Cloud tool to look for parallelism in C
Eindhoven-based startup Vector Fabrics has launched the first of a series of tools designed to ease the job of making sequential C code run across multiple processors. The first tool analyses code to look for possible ways to split up the code and find potential obstacles.
“What we developed is a deeper technology of which the analyst tool is the first coming up above the water,” said Mike Beunder, CEO of Vector Fabrics. “It looks at the patterns of communication in sequential applications, recognising whether a thread can be split off and run on another processor.”
The vfAnalyst tool performs both static and dynamic analyses, using test vectors to assess program behaviour. Later tools will perform the job of transforming the code itself and doing more extensive reworking. The second tool will appear later in the year, focusing initially on x86-based software and will take into account the impact of caching and interprocessor-communications overhead.
The company has taken a similar approach to Critical Blue in charging a monthly subscription but users do not download the tool itself.
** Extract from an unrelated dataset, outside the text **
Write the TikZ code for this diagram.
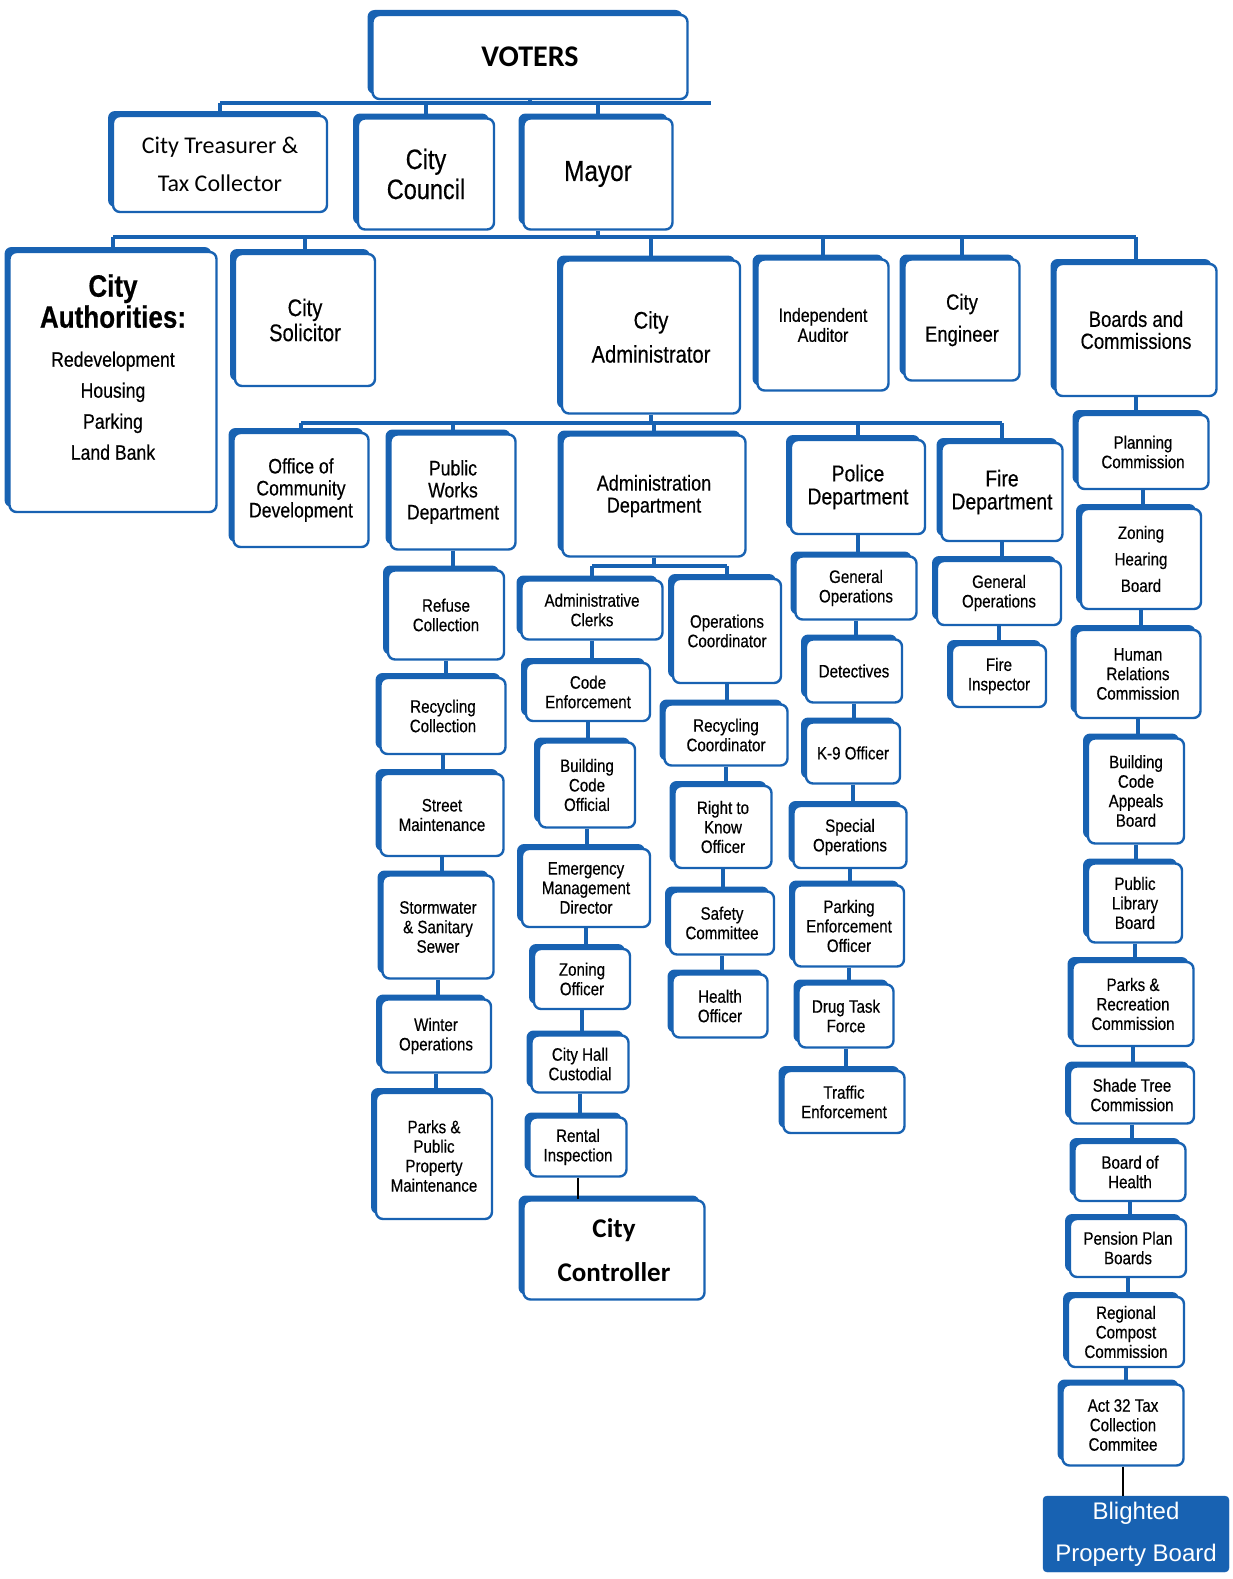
\documentclass[tikz,border=0pt]{standalone}
\usepackage{fontspec}
\setmainfont{Liberation Sans}[FakeStretch=0.84,FakeBold=0.4]
\newfontfamily\calib{Carlito}
\newfontfamily\arialplain{Liberation Sans}
\usetikzlibrary{shadows}
\definecolor{orgblue}{RGB}{24,98,178}
\tikzset{
  box/.style={draw=orgblue, line width=2.4pt, rounded corners=7pt, fill=white, align=center, inner sep=1pt,
    general shadow={fill=orgblue, shadow xshift=-5pt, shadow yshift=5pt}},
  wh/.style 2 args={minimum width=#1pt, minimum height=#2pt},
  sm/.style={font=\fontsize{18}{19.5}\selectfont},
  link/.style={draw=orgblue, line width=4.5pt},
  blink/.style={draw=black, line width=2pt},
}
\begin{document}
\begin{tikzpicture}[x=1pt,y=-1pt]
\useasboundingbox (0,0) rectangle (1233,1579);

\node[box, wh={315}{84}, font=\calib\bfseries\fontsize{30}{32}\selectfont] (voters) at (530,57) {VOTERS};

\node[box, wh={214}{96}, font=\calib\fontsize{24}{38}\selectfont] (treasurer) at (220,164) {City Treasurer \&\\Tax Collector};
\node[box, wh={136}{111}, font=\fontsize{28}{30}\selectfont] (council) at (426,174) {City\\Council};
\node[box, wh={149}{111}, font=\fontsize{29}{31}\selectfont] (mayor) at (598,174) {Mayor};

\node[box, wh={207}{260}, text depth=30pt, font=\fontsize{21}{31}\selectfont] (authorities) at (113,382)
  {{\fontsize{31}{33}\selectfont\bfseries City}\\{\fontsize{31}{33}\selectfont\bfseries Authorities:}\\[8pt]Redevelopment\\Housing\\Parking\\Land Bank};
\node[box, wh={140}{132}, font=\fontsize{24}{25}\selectfont] (solicitor) at (305,320) {City\\Solicitor};
\node[box, wh={178}{153}, font=\fontsize{24}{34}\selectfont] (administrator) at (651,337) {City\\Administrator};
\node[box, wh={131}{131}, font=\fontsize{19}{20}\selectfont] (auditor) at (823,325) {Independent\\Auditor};
\node[box, wh={115}{121}, font=\fontsize{22}{32}\selectfont] (engineer) at (962,320) {City\\Engineer};
\node[box, wh={161}{132}, font=\fontsize{22}{22}\selectfont] (boards) at (1136,330) {Boards and\\Commissions};

\node[box, wh={135}{114}, font=\fontsize{21}{22}\selectfont] (ocd) at (301,490) {Office of\\Community\\Development};
\node[box, wh={125}{115}, font=\fontsize{21}{22}\selectfont] (publicworks) at (453,492) {Public\\Works\\Department};
\node[box, wh={183}{121}, font=\fontsize{21.5}{22}\selectfont] (admindept) at (654,496) {Administration\\Department};
\node[box, wh={134}{94}, font=\fontsize{23}{23}\selectfont] (police) at (858,487) {Police\\Department};
\node[box, wh={121}{98}, font=\fontsize{23}{23}\selectfont] (fire) at (1002,492) {Fire\\Department};

% administration
\node[box, sm, wh={141}{59}] (clerks) at (592,610) {Administrative\\Clerks};
\node[box, sm, wh={124}{58}] (codeenf) at (588,692) {Code\\Enforcement};
\node[box, sm, wh={96}{85}] (buildcode) at (587,785) {Building\\Code\\Official};
\node[box, sm, wh={128}{78}] (emergency) at (586,888) {Emergency\\Management\\Director};
\node[box, sm, wh={96}{60}] (zoningoff) at (582,979) {Zoning\\Officer};
\node[box, sm, wh={97}{57}] (custodial) at (580,1064) {City Hall\\Custodial};
\node[box, sm, wh={97}{59}] (rental) at (578,1147) {Rental\\Inspection};
\node[box, wh={181}{99}, font=\calib\bfseries\fontsize{27}{44}\selectfont] (controller) at (614,1250) {City\\Controller};

\node[box, sm, wh={108}{104}] (opscoord) at (727,631) {Operations\\Coordinator};
\node[box, sm, wh={123}{61}] (recyccoord) at (726,735) {Recycling\\Coordinator};
\node[box, sm, wh={97}{82}] (righttoknow) at (723,827) {Right to\\Know\\Officer};
\node[box, sm, wh={104}{63}] (safety) at (722,923) {Safety\\Committee};
\node[box, sm, wh={95}{63}] (health) at (720,1006) {Health\\Officer};

% public works
\node[box, sm, wh={116}{89}] (refuse) at (446,615) {Refuse\\Collection};
\node[box, sm, wh={125}{76}] (recyccoll) at (443,716) {Recycling\\Collection};
\node[box, sm, wh={123}{82}] (street) at (442,815) {Street\\Maintenance};
\node[box, sm, wh={111}{103}] (storm) at (438,927) {Stormwater\\\& Sanitary\\Sewer};
\node[box, sm, wh={110}{73}] (winter) at (436,1036) {Winter\\Operations};
\node[box, sm, wh={116}{126}] (parkspub) at (434,1156) {Parks \&\\Public\\Property\\Maintenance};

% police
\node[box, sm, wh={121}{63}] (pgenops) at (856,588) {General\\Operations};
\node[box, sm, wh={96}{63}] (detectives) at (854,671) {Detectives};
\node[box, sm, wh={94}{61}] (k9) at (853,753) {K-9 Officer};
\node[box, sm, wh={113}{62}] (specops) at (850,837) {Special\\Operations};
\node[box, sm, wh={110}{81}] (parking) at (849,926) {Parking\\Enforcement\\Officer};
\node[box, sm, wh={95}{63}] (drug) at (846,1016) {Drug Task\\Force};
\node[box, sm, wh={121}{62}] (traffic) at (844,1102) {Traffic\\Enforcement};

% fire
\node[box, sm, wh={124}{64}] (fgenops) at (999,593) {General\\Operations};
\node[box, sm, wh={94}{62}] (fireinsp) at (999,676) {Fire\\Inspector};

% boards and commissions
\node[box, sm, wh={131}{74}] (planning) at (1143,452) {Planning\\Commission};
\node[box, sm, wh={120}{100}] (zoninghb) at (1141,559) {Zoning\\[7pt]Hearing\\[7pt]Board};
\node[box, sm, wh={125}{88}] (humanrel) at (1138,674) {Human\\Relations\\Commission};
\node[box, sm, wh={96}{105}] (codeappeals) at (1136,791) {Building\\Code\\Appeals\\Board};
\node[box, sm, wh={94}{79}] (library) at (1135,903) {Public\\Library\\Board};
\node[box, sm, wh={121}{84}] (parksrec) at (1133,1004) {Parks \&\\Recreation\\Commission};
\node[box, sm, wh={124}{57}] (shadetree) at (1132,1095) {Shade Tree\\Commission};
\node[box, sm, wh={111}{58}] (boardhealth) at (1130,1172) {Board of\\Health};
\node[box, sm, wh={116}{58}] (pension) at (1128,1248) {Pension Plan\\Boards};
\node[box, sm, wh={116}{70}] (compost) at (1126,1332) {Regional\\Compost\\Commission};
\node[box, sm, wh={121}{81}] (act32) at (1123,1425) {Act 32 Tax\\Collection\\Commitee};
\node[draw=orgblue, fill=orgblue, rounded corners=4pt, wh={186}{76}, align=center, text=white,
  font=\arialplain\fontsize{24}{42}\selectfont] (blighted) at (1136,1534) {Blighted\\Property Board};

% bus bars
\coordinate (bar1) at (0,103);
\coordinate (bar2) at (0,237);
\coordinate (bar3) at (0,423);
\coordinate (bar4) at (0,566);

\draw[link] (treasurer.north |- bar1) -- (711,103);
\draw[link] (voters.south) -- (voters.south |- bar1);
\foreach \n in {treasurer,council,mayor}
  \draw[link] (\n.north) -- (\n.north |- bar1);

\draw[link] (authorities.north |- bar2) -- (boards.north |- bar2);
\draw[link] (mayor.south) -- (mayor.south |- bar2);
\foreach \n in {authorities,solicitor,administrator,auditor,engineer,boards}
  \draw[link] (\n.north) -- (\n.north |- bar2);

\draw[link] (ocd.north |- bar3) -- (fire.north |- bar3);
\draw[link] (administrator.south) -- (administrator.south |- bar3);
\foreach \n in {ocd,publicworks,admindept,police,fire}
  \draw[link] (\n.north) -- (\n.north |- bar3);

\draw[link] (clerks.north |- bar4) -- (opscoord.north |- bar4);
\draw[link] (admindept.south) -- (admindept.south |- bar4);
\foreach \n in {clerks,opscoord}
  \draw[link] (\n.north) -- (\n.north |- bar4);

% columns
\foreach \a/\b in {clerks/codeenf,codeenf/buildcode,buildcode/emergency,emergency/zoningoff,zoningoff/custodial,custodial/rental,
  opscoord/recyccoord,recyccoord/righttoknow,righttoknow/safety,safety/health,
  publicworks/refuse,refuse/recyccoll,recyccoll/street,street/storm,storm/winter,winter/parkspub,
  police/pgenops,pgenops/detectives,detectives/k9,k9/specops,specops/parking,parking/drug,drug/traffic,
  fire/fgenops,fgenops/fireinsp,
  boards/planning,planning/zoninghb,zoninghb/humanrel,humanrel/codeappeals,codeappeals/library,library/parksrec,
  parksrec/shadetree,shadetree/boardhealth,boardhealth/pension,pension/compost,compost/act32}
  \draw[link] (\a.south) -- (\a.south |- \b.north);

\draw[blink] (rental.south) -- (controller.north -| rental.south);
\draw[blink] (act32.south) -- (blighted.north -| act32.south);
\end{tikzpicture}
\end{document}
Instead, they use a Flash-based interface to access software that runs on Internet servers.
Beunder said the company chose to adopt cloud computing as the host for the tool because “the products that we will release down the line will require a lot of CPU muscle”.
Although the standard tool runs on Amazon’s cloud-computing server farm, Vector Fabrics will offer the option of setting up ‘private clouds’ for organisations that have policies that, for security reasons, do not allow code to be transferred to shared servers.
Beunder said the company formed around “three technical guys coming from diverse directions but encountering each other in different projects at Philips Research and NXP”.